__WHAT TO WORK ON__:
From the listing below, copy word for word every line starting at the one that includes "Convert this diagram to TikZ code." and ending at the one that includes "(0,0) rectangle (550,516);"; the pictures are omitted.

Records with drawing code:
##############################

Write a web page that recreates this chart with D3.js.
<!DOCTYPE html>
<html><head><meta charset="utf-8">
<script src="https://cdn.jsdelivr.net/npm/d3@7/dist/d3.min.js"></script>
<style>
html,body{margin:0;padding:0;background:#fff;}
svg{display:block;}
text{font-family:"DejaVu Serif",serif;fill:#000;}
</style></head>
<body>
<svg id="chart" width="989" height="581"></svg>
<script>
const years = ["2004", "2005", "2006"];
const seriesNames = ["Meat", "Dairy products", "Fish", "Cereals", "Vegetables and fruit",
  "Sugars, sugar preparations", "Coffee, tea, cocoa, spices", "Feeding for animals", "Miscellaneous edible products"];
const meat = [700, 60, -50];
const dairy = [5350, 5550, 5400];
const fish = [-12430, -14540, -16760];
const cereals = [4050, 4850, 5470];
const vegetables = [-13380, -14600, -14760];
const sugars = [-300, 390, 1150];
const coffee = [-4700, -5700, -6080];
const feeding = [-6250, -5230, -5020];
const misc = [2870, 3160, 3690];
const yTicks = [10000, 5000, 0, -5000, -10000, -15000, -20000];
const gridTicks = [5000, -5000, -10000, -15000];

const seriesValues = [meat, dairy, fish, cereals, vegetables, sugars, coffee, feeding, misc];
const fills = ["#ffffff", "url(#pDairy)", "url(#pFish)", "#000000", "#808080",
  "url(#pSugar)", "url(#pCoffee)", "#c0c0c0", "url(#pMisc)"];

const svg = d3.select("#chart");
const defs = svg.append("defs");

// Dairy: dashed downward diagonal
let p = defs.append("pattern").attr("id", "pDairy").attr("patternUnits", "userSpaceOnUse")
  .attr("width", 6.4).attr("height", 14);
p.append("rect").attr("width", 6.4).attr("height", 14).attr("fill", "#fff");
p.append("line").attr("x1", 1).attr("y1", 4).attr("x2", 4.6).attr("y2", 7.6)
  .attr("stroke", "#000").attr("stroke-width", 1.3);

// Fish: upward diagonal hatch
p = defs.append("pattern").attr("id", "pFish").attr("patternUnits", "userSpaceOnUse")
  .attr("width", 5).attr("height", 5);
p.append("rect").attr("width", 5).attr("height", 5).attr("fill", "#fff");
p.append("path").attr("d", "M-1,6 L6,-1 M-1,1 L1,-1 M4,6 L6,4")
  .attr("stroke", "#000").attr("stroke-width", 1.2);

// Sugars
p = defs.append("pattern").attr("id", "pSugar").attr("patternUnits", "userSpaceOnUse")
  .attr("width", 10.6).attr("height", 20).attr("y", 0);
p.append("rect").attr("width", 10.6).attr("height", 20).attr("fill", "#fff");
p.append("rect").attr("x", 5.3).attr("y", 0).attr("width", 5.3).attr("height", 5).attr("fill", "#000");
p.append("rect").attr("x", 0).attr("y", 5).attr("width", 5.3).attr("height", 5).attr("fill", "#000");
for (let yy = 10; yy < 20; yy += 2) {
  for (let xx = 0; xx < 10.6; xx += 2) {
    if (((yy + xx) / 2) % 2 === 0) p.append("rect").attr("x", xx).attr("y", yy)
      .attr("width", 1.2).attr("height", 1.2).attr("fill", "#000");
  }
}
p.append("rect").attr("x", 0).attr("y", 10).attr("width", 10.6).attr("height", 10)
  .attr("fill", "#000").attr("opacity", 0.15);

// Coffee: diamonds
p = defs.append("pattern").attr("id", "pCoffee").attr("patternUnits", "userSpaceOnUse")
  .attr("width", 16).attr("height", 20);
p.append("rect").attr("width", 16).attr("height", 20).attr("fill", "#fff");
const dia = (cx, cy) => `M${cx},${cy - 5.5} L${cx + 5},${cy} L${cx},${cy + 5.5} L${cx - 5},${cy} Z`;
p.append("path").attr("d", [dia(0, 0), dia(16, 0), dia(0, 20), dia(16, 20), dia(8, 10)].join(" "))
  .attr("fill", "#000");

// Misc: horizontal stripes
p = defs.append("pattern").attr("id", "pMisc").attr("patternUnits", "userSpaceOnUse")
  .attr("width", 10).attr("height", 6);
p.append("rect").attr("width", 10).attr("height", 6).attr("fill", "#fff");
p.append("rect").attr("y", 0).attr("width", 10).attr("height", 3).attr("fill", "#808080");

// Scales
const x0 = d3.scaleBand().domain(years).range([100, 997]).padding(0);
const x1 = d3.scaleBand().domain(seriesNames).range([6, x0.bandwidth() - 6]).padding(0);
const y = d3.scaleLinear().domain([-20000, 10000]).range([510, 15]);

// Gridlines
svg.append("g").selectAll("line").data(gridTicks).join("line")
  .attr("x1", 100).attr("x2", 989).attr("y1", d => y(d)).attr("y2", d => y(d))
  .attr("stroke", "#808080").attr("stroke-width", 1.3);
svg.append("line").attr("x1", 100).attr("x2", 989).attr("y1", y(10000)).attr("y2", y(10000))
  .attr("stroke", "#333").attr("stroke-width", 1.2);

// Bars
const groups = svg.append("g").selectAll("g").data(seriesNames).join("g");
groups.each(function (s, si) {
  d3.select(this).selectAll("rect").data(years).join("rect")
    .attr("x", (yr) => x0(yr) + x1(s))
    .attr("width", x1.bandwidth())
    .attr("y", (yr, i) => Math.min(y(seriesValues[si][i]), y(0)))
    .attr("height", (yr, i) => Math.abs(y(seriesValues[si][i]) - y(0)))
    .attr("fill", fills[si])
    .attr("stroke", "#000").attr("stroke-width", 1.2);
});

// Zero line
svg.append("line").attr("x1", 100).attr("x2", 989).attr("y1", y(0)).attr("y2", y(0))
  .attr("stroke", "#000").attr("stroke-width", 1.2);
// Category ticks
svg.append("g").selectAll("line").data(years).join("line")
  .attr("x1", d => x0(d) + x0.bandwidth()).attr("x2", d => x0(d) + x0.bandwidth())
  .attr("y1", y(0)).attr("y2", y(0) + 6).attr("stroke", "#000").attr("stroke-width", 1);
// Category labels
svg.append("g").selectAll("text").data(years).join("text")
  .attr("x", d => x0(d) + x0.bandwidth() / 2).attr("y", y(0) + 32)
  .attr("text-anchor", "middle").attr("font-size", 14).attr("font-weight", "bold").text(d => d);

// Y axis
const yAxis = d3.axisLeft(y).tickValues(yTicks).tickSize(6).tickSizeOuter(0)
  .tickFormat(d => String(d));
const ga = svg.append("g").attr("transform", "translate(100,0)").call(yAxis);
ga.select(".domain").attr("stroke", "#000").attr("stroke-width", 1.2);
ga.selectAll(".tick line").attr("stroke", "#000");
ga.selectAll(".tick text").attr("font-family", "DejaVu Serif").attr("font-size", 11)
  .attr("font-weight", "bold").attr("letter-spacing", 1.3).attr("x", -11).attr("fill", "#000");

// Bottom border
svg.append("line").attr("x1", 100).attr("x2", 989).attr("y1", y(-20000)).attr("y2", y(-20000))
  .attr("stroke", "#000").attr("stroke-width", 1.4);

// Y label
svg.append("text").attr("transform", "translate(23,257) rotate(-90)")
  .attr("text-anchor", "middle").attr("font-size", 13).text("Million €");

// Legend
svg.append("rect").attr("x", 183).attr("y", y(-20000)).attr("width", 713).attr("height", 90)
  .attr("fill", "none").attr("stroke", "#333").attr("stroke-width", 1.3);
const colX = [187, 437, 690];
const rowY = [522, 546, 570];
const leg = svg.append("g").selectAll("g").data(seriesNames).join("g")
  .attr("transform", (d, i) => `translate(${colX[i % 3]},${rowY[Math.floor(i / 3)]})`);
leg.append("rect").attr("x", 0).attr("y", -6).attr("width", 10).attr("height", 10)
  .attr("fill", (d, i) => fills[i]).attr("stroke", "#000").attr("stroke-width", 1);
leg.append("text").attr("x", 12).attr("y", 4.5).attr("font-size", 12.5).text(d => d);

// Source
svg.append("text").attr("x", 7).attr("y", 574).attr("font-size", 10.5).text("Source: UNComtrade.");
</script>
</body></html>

##############################

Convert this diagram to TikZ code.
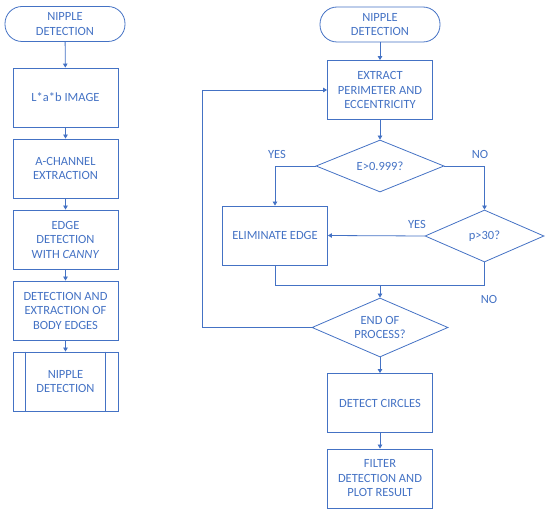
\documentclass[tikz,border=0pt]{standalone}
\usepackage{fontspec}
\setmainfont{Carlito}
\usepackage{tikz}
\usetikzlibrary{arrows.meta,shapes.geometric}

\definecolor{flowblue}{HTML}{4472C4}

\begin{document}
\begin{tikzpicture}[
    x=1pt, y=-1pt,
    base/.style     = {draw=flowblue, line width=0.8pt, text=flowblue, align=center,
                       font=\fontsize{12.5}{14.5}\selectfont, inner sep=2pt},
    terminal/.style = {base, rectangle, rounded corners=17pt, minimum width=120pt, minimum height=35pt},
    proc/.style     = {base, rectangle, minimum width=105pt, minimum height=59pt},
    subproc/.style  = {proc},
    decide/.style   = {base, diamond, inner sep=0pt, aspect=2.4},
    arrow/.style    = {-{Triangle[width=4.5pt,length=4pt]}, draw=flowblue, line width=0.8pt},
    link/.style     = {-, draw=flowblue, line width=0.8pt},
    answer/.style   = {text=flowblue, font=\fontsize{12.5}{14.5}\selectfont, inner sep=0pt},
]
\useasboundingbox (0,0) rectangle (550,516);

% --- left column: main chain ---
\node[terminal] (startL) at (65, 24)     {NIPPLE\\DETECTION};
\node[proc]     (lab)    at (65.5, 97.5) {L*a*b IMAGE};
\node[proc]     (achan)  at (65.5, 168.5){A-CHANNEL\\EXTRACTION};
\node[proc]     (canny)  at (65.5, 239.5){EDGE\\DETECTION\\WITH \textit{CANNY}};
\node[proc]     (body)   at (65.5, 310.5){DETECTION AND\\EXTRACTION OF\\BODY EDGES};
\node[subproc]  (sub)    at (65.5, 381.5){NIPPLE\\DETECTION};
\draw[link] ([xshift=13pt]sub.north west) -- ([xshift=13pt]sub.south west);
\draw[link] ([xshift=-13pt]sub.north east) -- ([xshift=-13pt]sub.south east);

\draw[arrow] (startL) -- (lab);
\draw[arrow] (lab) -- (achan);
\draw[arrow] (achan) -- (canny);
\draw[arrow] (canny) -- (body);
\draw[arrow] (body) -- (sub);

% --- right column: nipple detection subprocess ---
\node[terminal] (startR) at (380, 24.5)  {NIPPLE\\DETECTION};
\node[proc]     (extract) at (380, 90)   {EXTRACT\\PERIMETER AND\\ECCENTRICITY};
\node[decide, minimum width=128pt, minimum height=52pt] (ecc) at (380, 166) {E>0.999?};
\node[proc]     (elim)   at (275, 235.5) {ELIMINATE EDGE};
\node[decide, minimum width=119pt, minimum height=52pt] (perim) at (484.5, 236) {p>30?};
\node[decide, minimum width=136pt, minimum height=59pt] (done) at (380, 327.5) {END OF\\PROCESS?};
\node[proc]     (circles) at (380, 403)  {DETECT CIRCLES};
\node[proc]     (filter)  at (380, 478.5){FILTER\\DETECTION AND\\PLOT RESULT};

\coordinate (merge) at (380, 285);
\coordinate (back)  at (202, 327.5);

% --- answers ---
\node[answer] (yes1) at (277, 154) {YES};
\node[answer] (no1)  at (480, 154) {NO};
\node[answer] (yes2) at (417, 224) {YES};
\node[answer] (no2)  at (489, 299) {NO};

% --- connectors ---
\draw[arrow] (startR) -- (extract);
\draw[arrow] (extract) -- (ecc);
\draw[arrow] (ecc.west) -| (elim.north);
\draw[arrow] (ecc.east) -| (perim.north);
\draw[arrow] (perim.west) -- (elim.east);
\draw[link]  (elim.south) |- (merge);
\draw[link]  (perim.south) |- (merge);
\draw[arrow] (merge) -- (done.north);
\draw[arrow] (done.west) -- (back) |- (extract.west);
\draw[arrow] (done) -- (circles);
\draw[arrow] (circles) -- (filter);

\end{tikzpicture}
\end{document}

##############################

__RESULT OF THE EXERCISE__:
Convert this diagram to TikZ code.
\documentclass[tikz,border=0pt]{standalone}
\usepackage{fontspec}
\setmainfont{Carlito}
\usepackage{tikz}
\usetikzlibrary{arrows.meta,shapes.geometric}

\definecolor{flowblue}{HTML}{4472C4}

\begin{document}
\begin{tikzpicture}[
    x=1pt, y=-1pt,
    base/.style     = {draw=flowblue, line width=0.8pt, text=flowblue, align=center,
                       font=\fontsize{12.5}{14.5}\selectfont, inner sep=2pt},
    terminal/.style = {base, rectangle, rounded corners=17pt, minimum width=120pt, minimum height=35pt},
    proc/.style     = {base, rectangle, minimum width=105pt, minimum height=59pt},
    subproc/.style  = {proc},
    decide/.style   = {base, diamond, inner sep=0pt, aspect=2.4},
    arrow/.style    = {-{Triangle[width=4.5pt,length=4pt]}, draw=flowblue, line width=0.8pt},
    link/.style     = {-, draw=flowblue, line width=0.8pt},
    answer/.style   = {text=flowblue, font=\fontsize{12.5}{14.5}\selectfont, inner sep=0pt},
]
\useasboundingbox (0,0) rectangle (550,516);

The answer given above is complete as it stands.